Ich sitze in einem Sessel auf dem Dach, Blick auf Tel Aviv. Gerade, als ich mich dazu entschlossen habe zu schreiben „Neben mir steht ein leerer Stuhl“, kommt ein Mädchen, das den Stuhl wegnimmt. Ist der noch frei?
Ich habe Blick auf Tel Aviv bei Nacht.
Es gibt Postkarten: Tel Aviv at Night.
Notiz: Tel Aviv ist eine Welle, die Lichter der Hochhäuser sind Surfer.
In Klammern: Tel Aviv bei Nacht, Blick von Dachterrasse, Old Jaffa Hostel.

Was mir vor ein paar Minuten hier auf dem Dach erzählt wurde:
Es gäbe auf dem Weg von Jaffa in die Stadt einen kleinen Kameraladen.
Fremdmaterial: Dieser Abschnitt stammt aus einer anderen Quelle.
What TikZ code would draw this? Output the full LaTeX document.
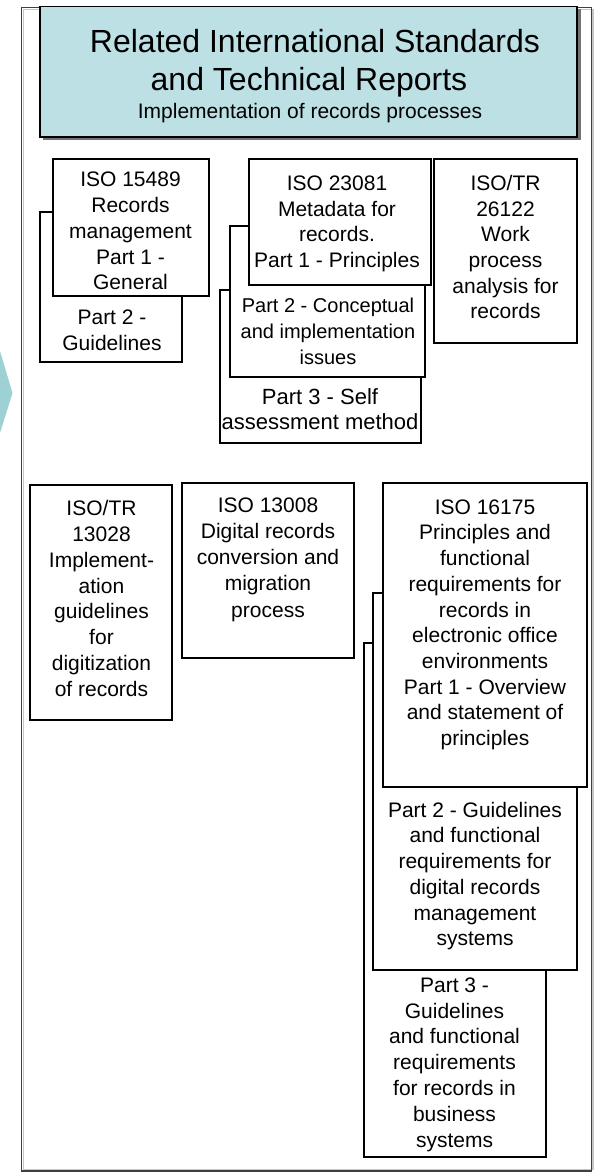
\documentclass[tikz,border=0pt]{standalone}
\usepackage{fontspec}
\setmainfont{Liberation Sans}
\definecolor{hdrfill}{RGB}{189,224,228}
\definecolor{chev}{RGB}{157,209,212}
\newcommand{\fl}{\rule{0pt}{16pt}}
\tikzset{
  sbox/.style={draw=black, line width=2pt, fill=white},
  txt/.style={anchor=north, inner sep=0pt, align=center, font=\fontsize{21}{25.8}\selectfont},
  ttl/.style={anchor=base, inner sep=0pt, font=\fontsize{32}{38}\selectfont},
}
\begin{document}
\begin{tikzpicture}[x=1pt, y=-1pt]
\useasboundingbox (0,0) rectangle (595,1173);
% chevron at left edge
\fill[chev] (0,351) -- (12.5,393) -- (0,433) -- cycle;
% outer frame
\draw[gray!45, line width=1.2pt] (23.5,9.5) rectangle (593,1169.5);
\draw[black!75, line width=1.3pt] (21.5,7.5) rectangle (591.5,1171);
% header
\fill[black!55] (43,9) rectangle (580.5,140);
\draw[black, line width=1.6pt, fill=hdrfill] (40,6.5) rectangle (577,137);
\node[ttl] (title1) at (315,52) {Related International Standards};
\node[ttl] (title2) at (309,90) {and Technical Reports};
\node[anchor=base, inner sep=0pt, font=\fontsize{21}{25}\selectfont] (subtitle) at (310,118) {Implementation of records processes};

% ISO 15489
\draw[sbox] (40,212) rectangle (182,362);
\node[txt] (p2guide) at (112,308) {\fl Part 2 -\\Guidelines};
\draw[sbox] (53,159) rectangle (209,296);
\node[txt] (iso15489) at (130.5,170.5) {\fl ISO 15489\\Records\\management\\Part 1 -\\General};

% ISO 23081
\draw[sbox] (220,290) rectangle (421,443);
\node[txt, font=\fontsize{22}{25.3}\selectfont] (p3self) at (320,388) {\fl Part 3 - Self\\assessment method};
\draw[sbox] (230,226) rectangle (425,377);
\node[txt, font=\fontsize{20}{26}\selectfont] (p2conc) at (328,296) {\fl Part 2 - Conceptual\\and implementation\\issues};
\draw[sbox] (249,159) rectangle (431,285);
\node[txt, font=\fontsize{21}{25.6}\selectfont] (iso23081) at (337,174.5) {\fl ISO 23081\\Metadata for\\records.\\Part 1 - Principles};

% ISO/TR 26122
\draw[sbox] (434,159) rectangle (577,343);
\node[txt, font=\fontsize{21}{25.6}\selectfont] (iso26122) at (505.5,174.5) {\fl ISO/TR\\26122\\Work\\process\\analysis for\\records};

% ISO/TR 13028
\draw[sbox] (30,485) rectangle (172,720);
\node[txt] (iso13028) at (101.5,499.5) {\fl ISO/TR\\13028\\Implement-\\ation\\guidelines\\for\\digitization\\of records};

% ISO 13008
\draw[sbox] (182,483) rectangle (354,658);
\node[txt, font=\fontsize{21}{26.2}\selectfont] (iso13008) at (268,496) {\fl ISO 13008\\Digital records\\conversion and\\migration\\process};

% ISO 16175
\draw[sbox] (364,643) rectangle (546,1157);
\node[txt] (p3bus) at (454.5,976) {\fl Part 3 -\\Guidelines\\and functional\\requirements\\for records in\\business\\systems};
\draw[sbox] (373,593) rectangle (577,970);
\node[txt, font=\fontsize{21}{25.7}\selectfont] (p2drms) at (475,801) {\fl Part 2 - Guidelines\\and functional\\requirements for\\digital records\\management\\systems};
\draw[sbox] (383,483) rectangle (587,787);
\node[txt, font=\fontsize{21}{25.7}\selectfont] (iso16175) at (485,498) {\fl ISO 16175\\Principles and\\functional\\requirements for\\records in\\electronic office\\environments\hspace*{24pt}\\Part 1 - Overview\\and statement of\\principles};
\end{tikzpicture}
\end{document}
Die Besitzerin sei eine sehr alte Frau, eine Fotografin. Der ganze Laden hinge voll mit ihren Fotos von Old Jaffa.

Und es habe heute einen Wüstensturm gegeben, der auch für die plötzliche Abkühlung verantwortlich sei. Deshalb auch die Eintrübung des Himmels. Ich überlege, welche Wüste es sein könnte, aus welcher Himmelsrichtung der Wind kommt. Ich koste an meinem Unterarm, kein Sand.
Ich bin neidisch, nein eifersüchtig auf das Wissen, die Orte, die Begebenheiten, die mir bloß erzählt wurden.

Dafür sehe ich die Dächer. Ich erzähle die Dächer:
Auf den Dächern gibt es weitere Landschaften, kleine Behausungen, viel schöner als die Höhlen, die man sich als Kind so gern aus Bettlaken gebaut hat; die Wucherungen, die Türme aus angehäuften Habseligkeiten und die Gänge, die sich zwischen ihnen bilden, sind nicht zu vergleichen mit einfachen Dachböden, das hier sind die Dächer selbst. Auf den Dächern sitzt man auf Sofas, flippt Sandalen gegen den Wind, randaliert in seinen Gedanken oder ist ganz eins mit sich. Als Tourist spielt man auf diesen Dächern Maultrommel oder Gitarre. Wir kochen hier auf den Dächern. Wir suchen Kaffee auf den Dächern. Wir tragen Bierflaschen hier hoch auf die Dächer. Hier oben auf den Dächern werden die Vögel gefüttert, die Vögel in den Käfigen. Hier oben bei den Vögeln können wir schlafen, wenn wir wollen. Hier oben bei den Vögeln singen wir. Hier oben erzählen wir uns Witze aus Sachsen. Vom Dach sehen wir runter auf andere Dächer. Oh, all diese kleinen Wohnungen, die Zimmer, in die man nicht hineinsehen kann, weil sich ihre Kopfklappen nicht öffnen lassen. Auf ihren Köpfen thronen ungeheuerliche Massen alter Tische, Stühle, Herde, Schränke, loser Schubladen, Karren, Gestänge, unvergleichliche Stoffbespannungen – niemals wird das jemand wegräumen. Es gibt so bunte und es gibt so graue Dächer. Sie verändern sich, die so verschiedenen Dinge werden mit der Zeit einander immer ähnlicher, ihre Buntheit bleicht mit den Jahren aus, ihre Form verwandelt sich; was unterscheidet einen Tisch noch von einem Stuhl noch von einem Kühlschrank.